At Your Daily American , we publish dedicated workplace phrasal verb guides built around real scenarios: email threads, meeting transcripts, and project updates. Instead of a cold list, you see these verbs in the exact situations where you’d say them, which is what actually builds fluency. Browse our workplace English guides to go deeper on the verbs that matter most in your professional life. You may also find The Fastest Way to Become Fluent in American English useful for structuring your practice.

Making decisions and managing progress

These verbs come up constantly in professional problem-solving conversations. A manager might say, “Let’s run this by legal before we move forward”, and if you don’t know “run by,” you miss the whole meaning of the sentence.

  • Come up with, generate. “We need to come up with a backup plan.”
  • Figure out, solve. “Can you figure out why the numbers don’t match?”
  • Look into, investigate. “I’ll look into the delay and get back to you.”
  • Take over, assume control. “She’s taking over the account next month.”
  • Move forward, proceed. “We’re moving forward with the original timeline.”
  • Run by (someone), share for feedback. “Can I run this idea by you before I send it?”
  • Get through, complete or endure. “We need to get through these revisions today.”
  • Step down, resign from a position. “The director stepped down last week.”

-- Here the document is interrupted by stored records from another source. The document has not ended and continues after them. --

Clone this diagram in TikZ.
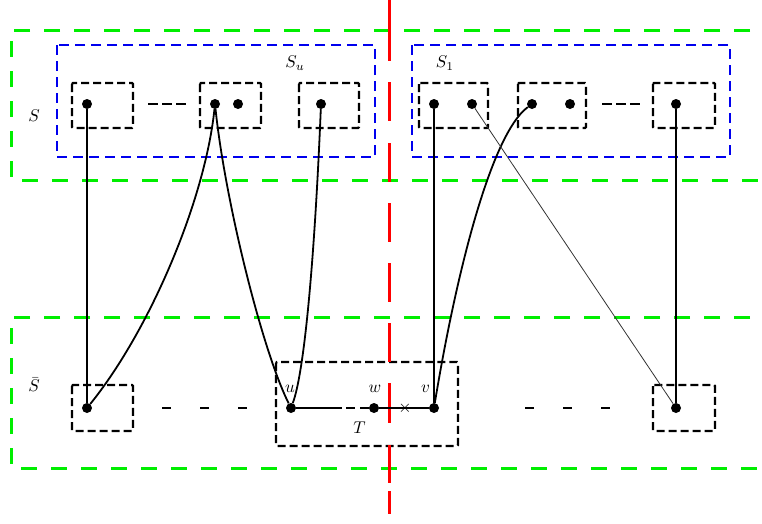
\documentclass[tikz,border=0pt]{standalone}
\definecolor{grn}{RGB}{0,238,0}
\definecolor{blu}{RGB}{0,0,238}
\definecolor{rd}{RGB}{255,0,0}
\begin{document}
\begin{tikzpicture}[x=1pt,y=-1pt,
  dot/.style={circle,fill=black,inner sep=0pt,minimum size=10pt},
  grp/.style={draw=black,line width=2.2pt,dash pattern=on 8pt off 4pt,rounded corners=1pt},
  greenline/.style={draw=grn,line width=3pt,dash pattern=on 16pt off 14pt},
  blueline/.style={draw=blu,line width=2pt,dash pattern=on 10pt off 6pt},
  conn/.style={draw=black,line width=1.8pt},
  thinconn/.style={draw=black!80,line width=0.8pt},
  gapdash/.style={draw=black,line width=2.5pt,dash pattern=on 10pt off 4pt},
  farfill/.style={draw=black,line width=1.5pt,dash pattern=on 9pt off 29pt},
  lbl/.style={inner sep=0pt,scale=1.7}]
\useasboundingbox (0,0) rectangle (762,523);

% green regions
\draw[greenline] (780,30) -| (11,180) -- (780,180);
\draw[greenline] (780,317) -| (11,468) -- (780,468);

% blue regions
\draw[blueline] (57,45) rectangle (375,157);
\draw[blueline] (412,45) rectangle (730,157);

% group boxes top
\draw[grp] (72,83) rectangle (133,128);
\draw[grp] (200,83) rectangle (261,128);
\draw[grp] (299,83) rectangle (359,128);
\draw[grp] (419,83) rectangle (488,128);
\draw[grp] (518,83) rectangle (586,128);
\draw[grp] (653,83) rectangle (715,128);

% group boxes bottom
\draw[grp] (72,385) rectangle (133,431);
\draw[grp] (276,362) rectangle (458,446);
\draw[grp] (653,385) rectangle (715,431);

% dashes between boxes
\coordinate (g1a) at (148,104); \coordinate (g1b) at (187,104);
\coordinate (g2a) at (602,104); \coordinate (g2b) at (640,104);
\draw[gapdash] (g1a) -- (g1b);
\draw[gapdash] (g2a) -- (g2b);
\coordinate (f1a) at (162,408); \coordinate (f1b) at (247,408);
\coordinate (f2a) at (525,408); \coordinate (f2b) at (610,408);
\draw[farfill] (f1a) -- (f1b);
\draw[farfill] (f2a) -- (f2b);

% red cut
\coordinate (r1) at (389,0); \coordinate (r2) at (389,514);
\draw[draw=rd,line width=3pt,dash pattern=on 61pt off 21pt on 39pt off 22pt on 39pt off 21pt on 39pt off 21pt on 39pt off 21pt on 39pt off 21pt on 40pt off 22pt on 38pt off 8pt on 23pt off 100pt] (r1) -- (r2);

% dots top
\node[dot] (a1) at (87,104) {};
\node[dot] (a2) at (215,104) {};
\node[dot] (a3) at (238,104) {};
\node[dot] (a4) at (321,104) {};
\node[dot] (a5) at (434,104) {};
\node[dot] (a6) at (472,104) {};
\node[dot] (a7) at (532,104) {};
\node[dot] (a8) at (570,104) {};
\node[dot] (a9) at (676,104) {};

% dots bottom
\node[dot] (b1) at (87,408) {};
\node[dot] (u) at (291,408) {};
\node[dot] (w) at (374,408) {};
\node[dot] (v) at (434,408) {};
\node[dot] (b9) at (676,408) {};

% connectors
\draw[conn] (a1) -- (b1);
\draw[conn] (b1) .. controls (150,330) and (205,200) .. (a2);
\draw[conn] (a2) .. controls (225,200) and (262,350) .. (u);
\draw[conn] (u) .. controls (305,370) and (315,250) .. (a4);
\draw[conn] (a5) -- (v);
\draw[conn] (v) .. controls (455,280) and (490,135) .. (a7);
\draw[thinconn] (a6) -- (b9);
\draw[conn] (a9) -- (b9);
\draw[draw=black,line width=1.8pt,dash pattern=on 46pt off 4pt on 9pt off 5pt on 12pt off 10pt] (u) -- (w);
\draw[conn] (w) -- (v);

% labels
\node[lbl] (lS) at (34,116) {$S$};
\node[lbl] (lSu) at (295,63) {$S_u$};
\node[lbl] (lS1) at (445,63) {$S_1$};
\node[lbl] (lSb) at (34,385) {$\bar S$};
\node[lbl] (lu) at (290,389) {$u$};
\node[lbl] (lw) at (375,389) {$w$};
\node[lbl] (lv) at (425.5,389) {$v$};
\node[lbl] (lT) at (359.5,428) {$T$};
\node[lbl] (lx) at (405,408) {$\times$};
\end{tikzpicture}
\end{document}
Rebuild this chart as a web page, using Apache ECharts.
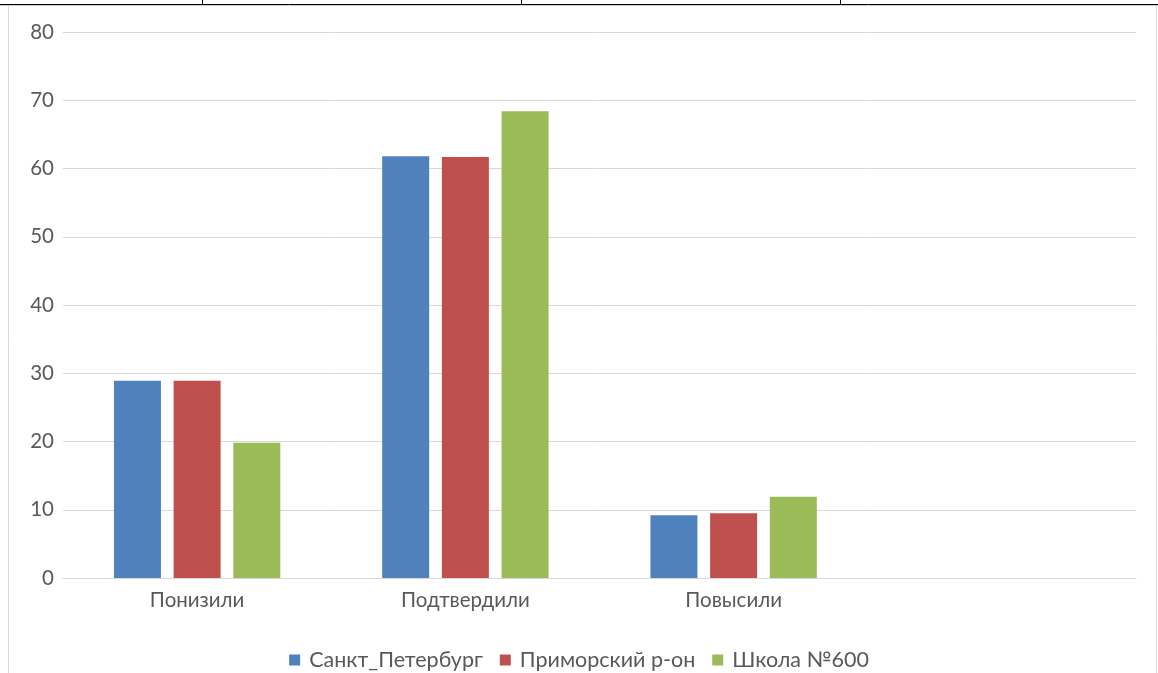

Separable vs. inseparable: why this distinction matters

How separable phrasal verbs work in a sentence

With separable phrasal verbs, you can place the object between the verb and the particle, or after the full phrase, both are grammatically correct. However, in standard usage, when the object is a pronoun, it typically must go between the verb and the particle. This holds true across virtually all everyday contexts. For practical examples of separable patterns, see VOA Learning English’s list of separable phrasal verbs.

Here’s the pattern with “turn off”: “Turn the lights off” and “Turn off the lights” are both correct. But “Turn them off” is the standard form with a pronoun, “Turn off them” sounds unnatural to American ears. The same rule applies to: pick up, call off, set up, bring up, write down, and throw away.

Why inseparable phrasal verbs confuse learners

With inseparable phrasal verbs, the object always follows the complete verb phrase. You cannot split them. “Look after the baby” is correct. “Look the baby after” is something no one would say in English. For a clear explanation and additional examples, consult Purdue OWL on inseparable phrasal verbs.

The most reliable inseparable phrasal verbs to know are: look after, run into, get along with, deal with, come across, go over, look forward to, and get around to. A useful heuristic: when a phrasal verb contains two particles (like “look forward to” or “get around to”), it is generally inseparable, the three-word structure tends not to split in standard American usage. If you want a quick reference on core grammar concepts that often come up alongside phrasal verbs, see 12 English Verb Tenses: A Pocket Guide for Non-Native Speakers.

How to actually retain this phrasal verbs list long-term

Group by particle, not by alphabet

Each particle carries a core spatial meaning that extends into abstract uses. “Up” often signals completion or increase: “wrap up,” “set up,” “pick up.” “Off” usually signals separation or cancellation: “call off,” “turn off,” “cut off.” When you understand the particle, you have a cognitive anchor that connects a group of verbs rather than a pile of isolated entries.

Try this: pick one particle this week and spend five minutes each morning with the verbs that use it. By Friday, you’ll have a mental cluster instead of a list.

Study in context, not isolation

Flashcards with definitions are a starting point, not a finish line. Your brain retains language through repeated exposure in varied, meaningful contexts, not through one intense session followed by forgetting. Spaced repetition works well here: review a small set of verbs every few days, each time in a new sentence you write yourself. For guided practice and example sentences you can use immediately, check out Espresso English’s phrasal verbs lessons.

Your Daily American publishes themed phrasal verb guides organized around real situations: job interviews, first-day-at-work moments, grocery shopping, and more. Each guide puts the verbs in context so your memory has something real to attach to. Pick one category from this article, work through ten verbs this week, and come back for the next set. That steady rhythm beats cramming an entire list in one sitting, every time.

The goal isn’t the list, it’s the conversation

A phrasal verbs list is a tool, not the destination. The goal is to hear “let’s circle back” in a meeting and respond naturally, without pausing to decode the meaning. That kind of fluency comes from meeting the same verbs repeatedly in real contexts, not from memorizing definitions once and hoping they stick.

The organizing principle here, daily life, social situations, and the workplace, covers a large share of what you’ll hear and say in everyday American English. Add in the separable vs. inseparable distinction and you have a framework for using these verbs correctly, not just recognizing them.

Start noticing phrasal verbs in the TV shows you watch, the podcasts you listen to, and the emails you receive. You’ll find them everywhere. This list is your map for that territory, and every verb you internalize is one more step toward sounding like yourself in English, confident, natural, and ready for the real conversation.